The size of the Russian insurance market (other than compulsory medical insurance) in 2013 will approach 930 billion RUB (30 billion USD), strengthening Russia's position in the global insurance market. The key growth driver will remain the continuing (albeit not as strong as in the previous year) growth in the lending market.
Despite this ongoing growth, profitability remains a challenge; insurers believe that the main focus will shift from achieving high premium growth figures to increasing profitability through cost optimisation and deeper risk analysis. In the present conditions, insurers cannot achieve high figures in all market segments at once and are concentrating on the areas where they have the most significant competitive advantages. The latter include focus on the client, improving business process efficiency and further cost optimisation.
In recent years, the Russian insurance market has seen significant legislative changes, in the shape of tighter capital requirements, the transition to mandatory IFRS reporting, the introduction of new mandatory classes of insurance, and the start of the process of creating a single financial regulator. Even so, most insurance company bosses believe that insurance law in Russia needs further refinement, particularly with regard to control over the activities of brokers and financial reporting.
"The attractive growth in the market, together with the recent increase in the limit on foreign capital is providing foreign players with a good opportunity to enter the market. However, while the market participants expect the number of mergers and acquisitions in the Russian market to increase in 2013 and 2014, they believe that these deals will mainly involve domestic insurers," says Adrian Quinton, Partner and Head of Insurance and Actuarial Services at KPMG in Russia and the CIS.
Prospects for market growth
- The respondents expect the insurance market to grow by 10-15% in 2013 to 890-930 billion RUB, approaching the 1 trillion ruble mark. Economic growth, named as one of the key market growth drivers in the previous survey, did not feature among those for 2013. This may be due to the market slowdown in Russia's GDP growth. According to the insurers, growth in the insurance market in 2013 will mainly be due to the continuing boom in retail lending (with 30%* growth expected) and legislative reforms (such as the introduction of mandatory liability insurance for transport operators).
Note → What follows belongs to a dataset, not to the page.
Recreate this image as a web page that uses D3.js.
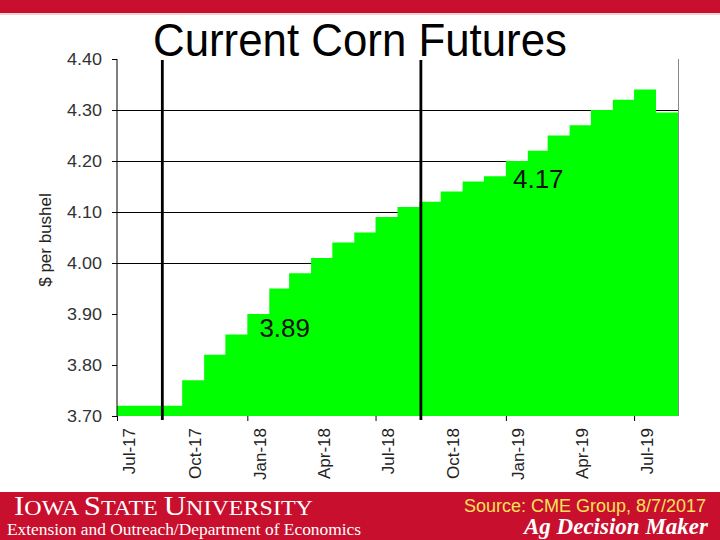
<!DOCTYPE html>
<html>
<head>
<meta charset="utf-8">
<script src="https://cdn.jsdelivr.net/npm/d3@7"></script>
<style>
  html, body { margin: 0; padding: 0; background: #fff; }
  svg { display: block; font-family: "Liberation Sans", Arial, sans-serif; }
</style>
</head>
<body>
<svg id="chart" width="720" height="540"></svg>
<script>
// ---- data ----
const months = ["2017-07","2017-08","2017-09","2017-10","2017-11","2017-12",
                "2018-01","2018-02","2018-03","2018-04","2018-05","2018-06",
                "2018-07","2018-08","2018-09","2018-10","2018-11","2018-12",
                "2019-01","2019-02","2019-03","2019-04","2019-05","2019-06",
                "2019-07","2019-08"];
const prices = [3.72,3.72,3.72,3.77,3.82,3.86,
                3.90,3.95,3.98,4.01,4.04,4.06,
                4.09,4.11,4.12,4.14,4.16,4.17,
                4.20,4.22,4.25,4.27,4.30,4.32,
                4.34,4.295];
const domainStart = "2017-07";
const domainEnd = "2019-09";
const yTicks = [3.70,3.80,3.90,4.00,4.10,4.20,4.30,4.40];
const gridValues = [4.00,4.10,4.20,4.30];
const markerDates = ["2017-09-03","2018-09-03"];
const annotationText = ["3.89","4.17"];
const annotationDate = ["2018-01-18","2019-01-11"];
const annotationValue = [3.855,4.147];
const titleText = "Current Corn Futures";
const yLabel = "$ per bushel";

(function(){
const parseM = d3.timeParse("%Y-%m");
const parseD = d3.timeParse("%Y-%m-%d");
const SANS = '"Liberation Sans", Arial, sans-serif';
const SERIF = '"Liberation Serif", "Times New Roman", serif';

const svg = d3.select("#chart");
const W = 720, H = 540;
const pLeft = 117, pRight = 678, pTop = 59, pBottom = 416;

const x = d3.scaleTime().domain([parseM(domainStart), parseM(domainEnd)]).range([pLeft, pRight]);
const y = d3.scaleLinear().domain([3.70, 4.40]).range([pBottom, pTop]);

// top band
svg.append("rect").attr("x",0).attr("y",0).attr("width",W).attr("height",13).attr("fill","#C8102E");
svg.append("rect").attr("x",0).attr("y",13).attr("width",W).attr("height",2).attr("fill","#f3d3d7");

// right border
svg.append("line").attr("x1",pRight+0.5).attr("x2",pRight+0.5).attr("y1",pTop).attr("y2",pBottom)
  .attr("stroke","#888").attr("stroke-width",1);

// gridlines
svg.append("g").selectAll("line").data(gridValues).join("line")
  .attr("x1",pLeft).attr("x2",pRight)
  .attr("y1",d=>Math.round(y(d))+0.5).attr("y2",d=>Math.round(y(d))+0.5)
  .attr("stroke","#000").attr("stroke-width",1);

// step area
const pts = months.map((m,i)=>({date:parseM(m), v:prices[i]}));
pts.push({date:parseM(domainEnd), v:prices[prices.length-1]});
const area = d3.area().curve(d3.curveStepAfter)
  .x(d=>x(d.date)).y0(y(3.70)).y1(d=>y(d.v));
svg.append("path").datum(pts).attr("d",area).attr("fill","#00FF00");

// y axis
const yAxis = svg.append("g").attr("transform",`translate(${pLeft},0)`)
  .call(d3.axisLeft(y).tickValues(yTicks).tickFormat(d3.format(".2f")).tickSize(5).tickPadding(10));
yAxis.select(".domain").attr("stroke","#000").attr("d",`M0,${pTop}V${pBottom}`);
yAxis.selectAll(".tick line").attr("stroke","#000");
yAxis.selectAll(".tick text")
  .style("font-family",SANS).style("font-size","16px").attr("fill","#333")
  .attr("textLength",35).attr("lengthAdjust","spacingAndGlyphs");

// x axis: major ticks every 6 months
const xMajor = svg.append("g").attr("transform",`translate(0,${pBottom})`)
  .call(d3.axisBottom(x).ticks(d3.timeMonth.every(6)).tickSize(5).tickFormat(""));
xMajor.select(".domain").remove();
xMajor.selectAll(".tick line").attr("stroke","#000");

// x labels every quarter
const xLab = svg.append("g").attr("transform",`translate(0,${pBottom})`)
  .call(d3.axisBottom(x).ticks(d3.timeMonth.every(3)).tickSize(0).tickFormat(d3.timeFormat("%b-%y")));
xLab.select(".domain").remove();
xLab.selectAll(".tick text")
  .style("font-family",SANS).style("font-size","17px").attr("fill","#222")
  .attr("text-anchor","end")
  .attr("x",0).attr("y",0).attr("dy","0.35em")
  .attr("transform","translate(12,12) rotate(-90)");

// marker lines
svg.append("g").selectAll("line").data(markerDates).join("line")
  .attr("x1",d=>x(parseD(d))).attr("x2",d=>x(parseD(d)))
  .attr("y1",60).attr("y2",420)
  .attr("stroke","#000").attr("stroke-width",2.8);

// annotations
svg.append("g").selectAll("text").data(annotationText).join("text")
  .attr("x",(d,i)=>x(parseD(annotationDate[i])))
  .attr("y",(d,i)=>y(annotationValue[i]))
  .style("font-family",SANS).style("font-size","26px").attr("fill","#111")
  .text(d=>d);

// y label
svg.append("text")
  .attr("transform","translate(51,240) rotate(-90)")
  .attr("text-anchor","middle")
  .style("font-family",SANS).style("font-size","17px").attr("fill","#222")
  .text(yLabel);

// title
svg.append("text")
  .attr("x",153).attr("y",56)
  .style("font-family",SANS).style("font-size","46px").attr("fill","#000")
  .attr("textLength",414).attr("lengthAdjust","spacingAndGlyphs")
  .text(titleText);

// footer
svg.append("rect").attr("x",0).attr("y",492).attr("width",W).attr("height",48).attr("fill","#C8102E");
const isu = svg.append("text").attr("x",14).attr("y",515)
  .style("font-family",SERIF).attr("fill","#fff")
  .attr("textLength",299).attr("lengthAdjust","spacingAndGlyphs");
[["I",27],["OWA ",21],["S",27],["TATE ",21],["U",27],["NIVERSITY",21]].forEach(([t,s])=>{
  isu.append("tspan").style("font-size",s+"px").text(t);
});
svg.append("text").attr("x",7).attr("y",535)
  .style("font-family",SERIF).style("font-size","16px").attr("fill","#fff")
  .attr("textLength",354).attr("lengthAdjust","spacingAndGlyphs")
  .text("Extension and Outreach/Department of Economics");
svg.append("text").attr("x",464).attr("y",512)
  .style("font-family",SANS).style("font-size","18px").attr("fill","#F7E35A")
  .text("Source: CME Group, 8/7/2017");
svg.append("text").attr("x",708).attr("y",534).attr("text-anchor","end")
  .style("font-family",SERIF).style("font-size","23px")
  .style("font-weight","bold").style("font-style","italic").attr("fill","#fff")
  .text("Ag Decision Maker");
})();
</script>
</body>
</html>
- In 2013, CASCO insurance will account for a small proportion (20-30 billion RUB) of the increase in the market for insurance other than life insurance. As in previous years, the main growth driver will be an increase in retail lending.
- Life insurance is showing the highest rates of growth. The compound annual growth rate for insurance premiums was an impressive 63%, increasing from 23 billion RUB to 53 billion RUB, with the result that the share made up by life insurance of the total voluntary insurance market rose increased from 5% to 8%. Growth is expected to continue at 30-50% a year in the short term, buoyed by high rates of growth in mortgage lending (forecast at 15-20%** in 2013).
- Bank insurance will remain the fastest-growing sales channel in 2013, and, accordingly, the amount of commission will continue to grow. This means that in the CASCO, life insurance and personal accident insurance segments insurers will have the opportunity to increase their gross premiums, but margins will be squeezed by higher bank charges.
*According to the Central Bank of Russia
** According to the Agency for Housing Mortgage Lending
Insurance companies will continue to make their biggest profits on corporate property insurance, while mass-market forms of coverage such as CASCO, compulsory motor third-party liability and voluntary medical insurance will continue to offer low returns owing to the high level of competition.
As in 2012, the optimisation of administrative and acquisition costs remains a priority for insurers in 2013, but we are seeing a gradual shift in focus towards cutting costs associated with paying out damages.
In 2013, costs associated with paying out damages are being controlled primarily through closer cooperation with partners (auto service centres, medical clinics, etc.), improving the monitoring and settlement of legal claims and optimising subrogation collection.
Company bosses say progressive legislative reforms are needed for the insurance market to improve further, particularly in the regulation and oversight of the financial statement preparation and in control over the activities of brokers (the level of commission, client-broker-insurer arrangements and licensing).
The market participants expect compulsory motor third-party liability insurance margins to fall in the near future due to the adverse impact of legislative reforms currently being discussed, such as expanding the application of the law on protecting consumer rights, and to the uncertainty over whether raising insurance rates will lead to the increase in insurance limits.
Mergers and acquisitions
- The market participants forecast that the market share held by the top 10 firms will increase by more than 2% in 2013 Consolidation is expected to accelerate as a result of mergers between major Russian companies.
- Estimates for the company market value/gross premiums written ratio were lower for 2013 than for 2012, which may indicate uncertainty among the market participants regarding future growth.
Judging by the foregoing, the Russian insurance sector will remain attractive as the market will continue to develop and show growth in the next three to five years. Even so, insurance companies need to think now about establishing strong competitive advantages, by:
- identifying promising market segments and corresponding sales channels
- becoming more client-focussed and improving their insurance services
- optimising their cost structure, including improving their risk management system to get a clearer picture of the scale and nature of the risks involved.